Le petit pavillon de Creil situé au bout de l’île Saint-Maurice est édifié vers 1780, s’inscrivant parfaitement dans la mode des fabriques néo-classiques qui sévit alors.
La mode des fabriques
Au 18e siècle, le goût pour le jardin irrégulier se développe en Angleterre. Ce jardin anglais, appelé aussi « jardin pittoresque » (digne d’être peint) en France, s’oppose au jardin régulier : il est composé d’allées sinueuses, de ponts et de rivières artificielles, de grottes et de rocailles, ainsi que de massifs boisés ou fleuris, ce qui lui donne un aspect plus proche de la nature.
Le pavillon 18e de Creil.
Des fabriques, qui sont à l’origine des éléments de construction dans les tableaux, agrémentent l’ensemble. Il s’agit de constructions à vocation ornementale, qui ponctuent le parcours du promeneur ou marquent un point de vue pittoresque. Le berceau de ce nouveau style anglais est à Chiswick house, propriété de Lord Burlington à Londres, dont les jardins ont été dessinés par l’artiste William Kent (1685 – 1748) vers 1725.
Dans la seconde moitié du 18e siècle, la France s’inspire des jardins de Kent.
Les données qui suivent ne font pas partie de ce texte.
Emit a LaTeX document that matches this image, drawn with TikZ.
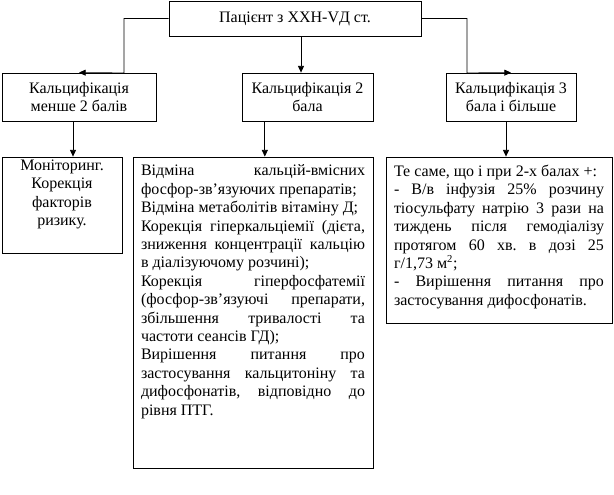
\documentclass[tikz,border=0pt]{standalone}
\usepackage{fontspec}
\setmainfont{Liberation Serif}
\frenchspacing
\usetikzlibrary{arrows.meta}
\tikzset{
	box/.style={draw, line width=0.6pt, inner sep=0pt, font=\fontsize{12pt}{13.8pt}\selectfont},
	arr/.style={line width=0.6pt, -{Triangle[length=5pt,width=4.5pt]}},
}
\newcommand{\boxtext}[3]{\parbox[t][#2][t]{#1}{\sloppy\frenchspacing\hyphenpenalty=10000\exhyphenpenalty=10000 #3}}

\begin{document}
\begin{tikzpicture}[x=0.75pt,y=-0.75pt]
	\useasboundingbox (0,0) rectangle (614,494);

	\node[box, minimum width=189pt, minimum height=26.25pt] (pat) at (295,18.5) {Пацієнт з ХХН-VД ст.};

	\node[box, align=center, minimum width=115.5pt, minimum height=36pt] (k1) at (79,97) {Кальцифікація\\менше 2 балів};
	\node[box, align=center, minimum width=98.25pt, minimum height=36pt] (k2) at (307.5,97) {Кальцифікація 2\\бала};
	\node[box, align=center, minimum width=97.5pt, minimum height=36pt] (k3) at (511,97) {Кальцифікація 3\\бала і більше};

	\node[box, inner xsep=3pt, inner ysep=2pt] (c1) at (62,205) {\boxtext{84pt}{68pt}{\centering Моніторинг.\\ Корекція\\ факторів\\ ризику.}};
	\node[box, inner sep=6pt] (c2) at (253,312.5) {\boxtext{168pt}{221.25pt}{%
		Відміна кальцій-вмісних\linebreak фосфор-зв’язуючих препаратів;\\
		Відміна метаболітів вітаміну Д;\\
		Корекція гіперкальціемії (дієта,\linebreak зниження концентрації кальцію\linebreak в діалізуючому розчині);\\
		Корекція гіперфосфатемії\linebreak (фосфор-зв’язуючі препарати,\linebreak збільшення тривалості та\linebreak частоти сеансів ГД);\\
		Вирішення питання про\linebreak застосування кальцитоніну та\linebreak дифосфонатів, відповідно до\linebreak рівня ПТГ.}};
	\node[box, inner sep=6pt] (c3) at (499,240) {\boxtext{157.5pt}{112.5pt}{%
		Те саме, що і при 2-х балах +:\\
		- В/в інфузія 25\% розчину\linebreak тіосульфату натрію 3 рази на\linebreak тиждень після гемодіалізу\linebreak протягом 60 хв. в дозі 25\linebreak г/1,73 м\textsuperscript{2};\\
		- Вирішення питання про\linebreak застосування дифосфонатів.}};

	\coordinate (l1) at (124,73);
	\coordinate (l3) at (467,73);

	\draw[arr] (pat.west) -| (l1) -- (k1.north);
	\draw[arr] (pat.east) -| (l3) -- (k3.north);
	\draw[arr] ([xshift=4.5pt]pat.south) -- ([xshift=4.5pt]pat.south |- k2.north);

	\draw[arr] ([xshift=-4.5pt]k1.south) -- ([xshift=-4.5pt]k1.south |- c1.north);
	\draw[arr] ([xshift=-32pt]k2.south) -- ([xshift=-32pt]k2.south |- c2.north);
	\draw[arr] ([xshift=-3.75pt]k3.south) -- ([xshift=-3.75pt]k3.south |- c3.north);
\end{tikzpicture}
\end{document}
A Versailles, la reine Marie-Antoinette charge l’architecte Richard Mique et le peintre Hubert Robert de créer un jardin pittoresque au domaine de Trianon. Des fabriques de différents styles, exécutées entre 1777 et 1787, ponctuent le jardin. Deux des fabriques sont de style néo-classique et inspirées de l’Antiquité : le Temple de l’Amour, le Belvédère. Terminé en 1781, le belvédère est un édifice de plan octogonal élevé sur un socle de pierre et couronné d’une balustrade.
Le Ville de Compiègne, peinture à l’huile sur toile,
19e siècle, 2017.0.1.
Un temple de l’amour ?
Même si elle est parfois appelée « temple de l’amour », sans doute à cause des bas-reliefs qui l’ornaient, la fabrique creilloise fait plutôt écho au belvédère de Versailles. Sa situation, en amont de l’île, avec une vue dégagée sur l’Oise, correspond aussi à celle d’un point de vue, à la manière d’un belvédère.
Pour le poète anglais Alexander Pope, « tout jardin est peinture de paysage ». Tout comme les fabriques des jardins néo-classiques du 18e siècle, le pavillon de Creil, entouré autrefois d’un petit jardin, s’inscrit dans un paysage et donne un caractère pittoresque à la vue.
Architecture du pavillon
Les pierres qui ont servi à sa construction proviendraient des matériaux non employés lors de l’édification du pont de Creil par Perronet.
Ce pavillon est caractérisé par un plan carré à pans coupés, rappelant le plan octogonal du belvédère.
Le pavillon 18e de Creil, dessin sur calque.
Il est percé de quatre baies, autrefois fermées par des portes-fenêtres à deux vantaux à grands carreaux. Il est surmonté d’un dôme couvert d’ardoises, reposant sur un entablement, composé d’une corniche et de modillons à glyphes. Chaque baie est surmontée d’un cartouche sculpté en bas-relief, représentant des scènes. Aujourd’hui illisibles, elles représentaient peut-être autrefois des thèmes champêtres ou évoquant les quatre saisons comme à Versailles.
A l’intérieur, chaque ouverture est surmontée d’une frise de feuilles d’acanthe déchiquetées et d’une niche, autrefois ornée de figures sculptées. Elle est flanquée de deux pilastres ornés de chapiteaux à glyphes. La corniche a reçu un décor de frises d’oves et de dards qui alternent avec des frises de denticules. Une grande partie des décors sculptés, représentant notamment des anges, a aujourd’hui disparu. Des cartouches et des décors floraux venaient autrefois agrémenter l’ensemble.
Le pavillon a été classé au titre des Monuments Historiques le 15 janvier 1925. Cela n’a pas empêché la construction de la piscine de Creil juste à côté, à la même époque. Il a ensuite subi les ravages de la Deuxième Guerre mondiale.